I was talking with a full time uber driver on my way to the airport once (he figured out I was a driver too due to my 3 digit rating). He said the police do not enforce the no uberx/lyft pickups policy. It's literally one non-police inspector. You were unlucky that he spotted you!


----------



## Amsoil Uber Connect (Jan 14, 2015)

With the dealer plates on the only way you could get anything in the mail is if they got your VIN #. or U gave them ur addy.


----------



## leroy jenkins (May 27, 2015)

nothing personal, but if it's illegal to do pick-ups at the local airport (dunno about SeaTac), don't pick up anyone.

Holy Buddha, a $20 fare isn't worth getting a ticket or impoundment.

You lucked out cuz you didn't get you're car impounded. don't be surprised if you're SOL with Lyft.


----------



## Nick Starr (Feb 12, 2015)

*Lyft loophole allows illegal pickups at Seattle airport, puts drivers at risk of citations
BY TAYLOR SOPER on July 14, 2015 at 12:52 pm
http://www.geekwire.com/2015/lyft-l...le-airport-puts-drivers-at-risk-of-citations/

Sea-Tac airport may allow Uber, Lyft and Sidecar to start picking up passengers if new rules are passed, but for now, they're not allowed. (Image via Shutterstock)








Nick Starr
Lyft driver Nick Starr was waiting for a ride request on Monday when he received a notification from a passenger needing a pick-up at Seattle-Tacoma International Airport. Starr made his way to the terminal, found his customer, helped put luggage in the trunk, and began to drive away.

That's when Starr says an airport official stopped his vehicle and asked him if he was working for uberX or Lyft. Starr confirmed he was a Lyft driver. The official took down Starr's license plate number, noting that he was also going to send him a citation.

This situation could change, with Port of Seattle considering new rules. But for now, existing taxi regulations prevent services like Lyft and uberX - Uber's cheaper offering - from making pick-ups at Sea-Tac. Uber created a geo-fence around the airport on its app to prevent uberX passengers from hailing rides there, but Lyft still lets customers call a driver from the terminal.









You can request a Lyft ride from Sea-Tac, even though it's not allowed by the airport.
This creates a problem for drivers like Starr, who said he was "sort of aware that there might be restrictions against picking up at Sea-Tac, but have never read anything official on the matter."

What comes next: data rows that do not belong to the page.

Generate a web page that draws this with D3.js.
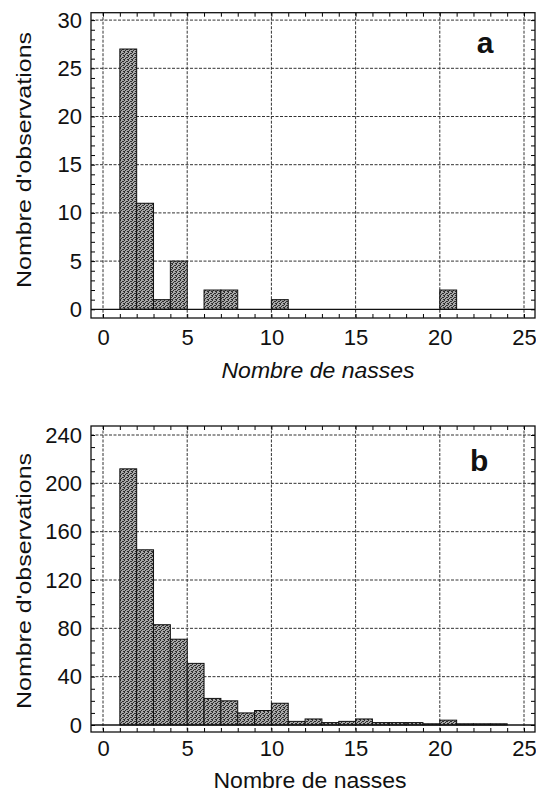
<!DOCTYPE html>
<html>
<head>
<meta charset="utf-8">
<script src="https://cdn.jsdelivr.net/npm/d3@7"></script>
<style>
  body { margin: 0; background: #fff; }
  text { font-family: "Liberation Sans", Arial, sans-serif; fill: #111; }
</style>
</head>
<body>
<svg id="chart" width="536" height="795"></svg>
<script>
// bins of width 1: lower edge of each bin
binStart = [1,2,3,4,5,6,7,8,9,10,11,12,13,14,15,16,17,18,19,20,21,22,23,24];
countsA  = [27,11,1,5,0,2,2,0,0,1,0,0,0,0,0,0,0,0,0,2,0,0,0,0];
countsB  = [212,145,83,71,51,22,20,10,12,18,3,5,2,3,5,2,2,2,1,4,1,1,1,0];
xTicks   = [0,5,10,15,20,25];
yTicksA  = [0,5,10,15,20,25,30];
yTicksB  = [0,40,80,120,160,200,240];
xTitle   = "Nombre de nasses";
yTitle   = "Nombre d'observations";

var svg = d3.select("#chart");

// stipple pattern for the bars
var pat = svg.append("defs").append("pattern")
    .attr("id", "stip").attr("width", 4).attr("height", 4)
    .attr("patternUnits", "userSpaceOnUse");
pat.append("rect").attr("width", 4).attr("height", 4).attr("fill", "#a8a8a8");
[[0,0],[2,1],[1,2],[3,3],[3,1],[0,3]].forEach(function (p) {
  pat.append("rect").attr("x", p[0]).attr("y", p[1]).attr("width", 1).attr("height", 1).attr("fill", "#2e2e2e");
});

var x = d3.scaleLinear().domain([0, 25]).range([103, 524]);
var frameL = 91, frameR = 535;

function panel(opts) {
  var y = d3.scaleLinear().domain([0, opts.max]).range([opts.zero, opts.top]);
  var g = svg.append("g");
  var bins = binStart.map(function (s, i) {return {start: s, count: opts.counts[i]};})
    .filter(function (d) {return d.count > 0;});

  // grid
  g.selectAll(".hg").data(opts.yTicks.filter(function (d) {return d > 0;}))
    .enter().append("line")
    .attr("x1", frameL).attr("x2", frameR)
    .attr("y1", function (d) {return y(d);}).attr("y2", function (d) {return y(d);})
    .attr("stroke", "#333").attr("stroke-width", 1).attr("stroke-dasharray", "3,1.5");
  g.selectAll(".vg").data(xTicks)
    .enter().append("line")
    .attr("x1", function (d) {return x(d);}).attr("x2", function (d) {return x(d);})
    .attr("y1", opts.fTop).attr("y2", opts.fBot)
    .attr("stroke", "#333").attr("stroke-width", 1).attr("stroke-dasharray", "3,1.5");

  // bars
  g.selectAll(".bar").data(bins)
    .enter().append("rect")
    .attr("x", function (d) {return x(d.start);})
    .attr("width", function (d) {return x(d.start + 1) - x(d.start);})
    .attr("y", function (d) {return y(d.count);})
    .attr("height", function (d) {return y(0) - y(d.count);})
    .attr("fill", "url(#stip)").attr("stroke", "#111").attr("stroke-width", 1);

  // zero line
  g.append("line").attr("x1", frameL).attr("x2", frameR)
    .attr("y1", y(0)).attr("y2", y(0)).attr("stroke", "#111").attr("stroke-width", 1.3);

  // minor ticks all round the frame
  var xMinor = d3.range(0, 26, 1);
  g.append("g").attr("transform", "translate(0," + opts.fBot + ")")
    .call(d3.axisTop(x).tickValues(xMinor).tickSize(4).tickFormat(""))
    .call(function (a) {a.select(".domain").remove();});
  g.append("g").attr("transform", "translate(0," + opts.fTop + ")")
    .call(d3.axisBottom(x).tickValues(xMinor).tickSize(4).tickFormat(""))
    .call(function (a) {a.select(".domain").remove();});
  g.append("g").attr("transform", "translate(" + frameL + ",0)")
    .call(d3.axisRight(y).tickValues(opts.yMinor).tickSize(4).tickFormat(""))
    .call(function (a) {a.select(".domain").remove();});
  g.append("g").attr("transform", "translate(" + frameR + ",0)")
    .call(d3.axisLeft(y).tickValues(opts.yMinor).tickSize(4).tickFormat(""))
    .call(function (a) {a.select(".domain").remove();});

  // frame
  g.append("rect").attr("x", frameL).attr("y", opts.fTop)
    .attr("width", frameR - frameL).attr("height", opts.fBot - opts.fTop)
    .attr("fill", "none").attr("stroke", "#111").attr("stroke-width", 1.3);

  // tick labels
  var ya = g.append("g").attr("transform", "translate(" + frameL + ",0)")
    .call(d3.axisLeft(y).tickValues(opts.yTicks).tickSize(0).tickPadding(9));
  ya.select(".domain").remove();
  ya.selectAll("text").style("font-size", "22px").attr("fill", "#111");

  var xa = g.append("g").attr("transform", "translate(0," + opts.fBot + ")")
    .call(d3.axisBottom(x).tickValues(xTicks).tickSize(0).tickPadding(opts.xPad));
  xa.select(".domain").remove();
  xa.selectAll("text").style("font-size", "22px").attr("fill", "#111");

  // titles
  g.append("text").attr("x", opts.xtX).attr("y", opts.xtY)
    .attr("text-anchor", "middle").style("font-size", "22px")
    .style("font-style", opts.italic ? "italic" : "normal")
    .attr("textLength", 193).attr("lengthAdjust", "spacingAndGlyphs")
    .text(xTitle);
  g.append("text")
    .attr("transform", "translate(30.5," + opts.ytY + ") rotate(-90)")
    .attr("text-anchor", "middle").style("font-size", "21px")
    .attr("textLength", 256).attr("lengthAdjust", "spacingAndGlyphs")
    .text(yTitle);

  // panel letter
  g.append("text").attr("x", opts.lx).attr("y", opts.ly)
    .style("font-size", "30px").style("font-weight", "bold")
    .text(opts.letter);
}

panel({counts: countsA, max: 30, zero: 309.3, top: 20.1, fTop: 12.7, fBot: 318,
       yTicks: yTicksA, yMinor: d3.range(0, 31, 1), xPad: 11, italic: true,
       xtX: 318, xtY: 378, ytY: 160, letter: "a", lx: 476.7, ly: 53.3});
panel({counts: countsB, max: 240, zero: 725, top: 435, fTop: 426, fBot: 732,
       yTicks: yTicksB, yMinor: d3.range(0, 241, 10), xPad: 8, italic: false,
       xtX: 310, xtY: 788, ytY: 581, letter: "b", lx: 470, ly: 470.7});
</script>
</body>
</html>
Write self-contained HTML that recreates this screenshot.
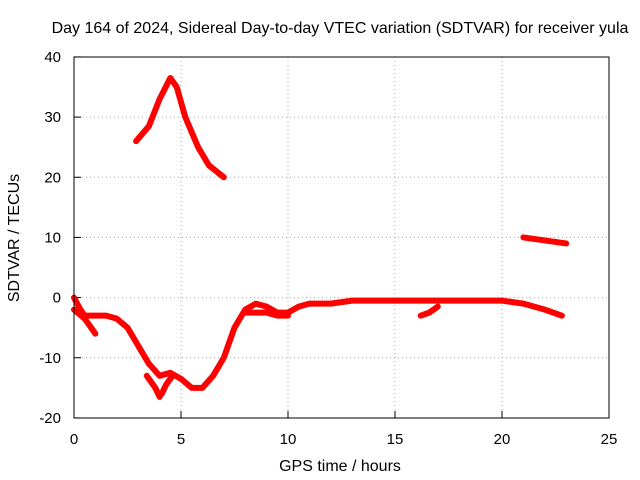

Starr explained that if he does not accept a ride from a passenger - including ones at Sea-Tac - his "acceptance percentage" will drop. That number is included in weekly summaries for Lyft drivers and Starr called it "daunting" because drivers will get kicked off the platform if the percentage is too low.

"I fear picking up anyone from there anymore - so much so that I turn off my Lyft app anytime I'm anywhere near Sea-Tac," Starr said. "If I did get another ping there I'd feel obligated to accept it, otherwise my percentage will go down. But I fear the $1,000 fine and citation as well. It sucks that Lyft is putting drivers in this situation if the law or Sea-Tac policy or whatever says that they aren't allowed there."

Starr, who also drives for Uber, said he contacted Lyft after being stopped by the Sea-Tac official. The company had Starr describe what happened and asked him to email photos of the citation.

"They said to send any information I receive at all about this and to document everything," Starr said. "They mentioned their lawyers dealing with the citation, but didn't say anything concrete."









The uberX option disappears when passengers try to hail a ride from Sea-Tac.
When we contacted Lyft about passengers hailing rides from Sea-Tac last month despite the regulations, the company said "we're working collaboratively with airport staff and are confident we will find a way forward that preserve's Lyft's safe, affordable rides for Sea-Tac visitors."

We followed up with Lyft today on this latest development and will update this post if we hear back.

Services like uberX and Lyft - otherwise known as Transportation Network Companies, or TNCs - are allowed to drop off passengers at Sea-Tac, but due to the airport's exclusive agreement with Seattle Yellow Cab, they cannot do pickups.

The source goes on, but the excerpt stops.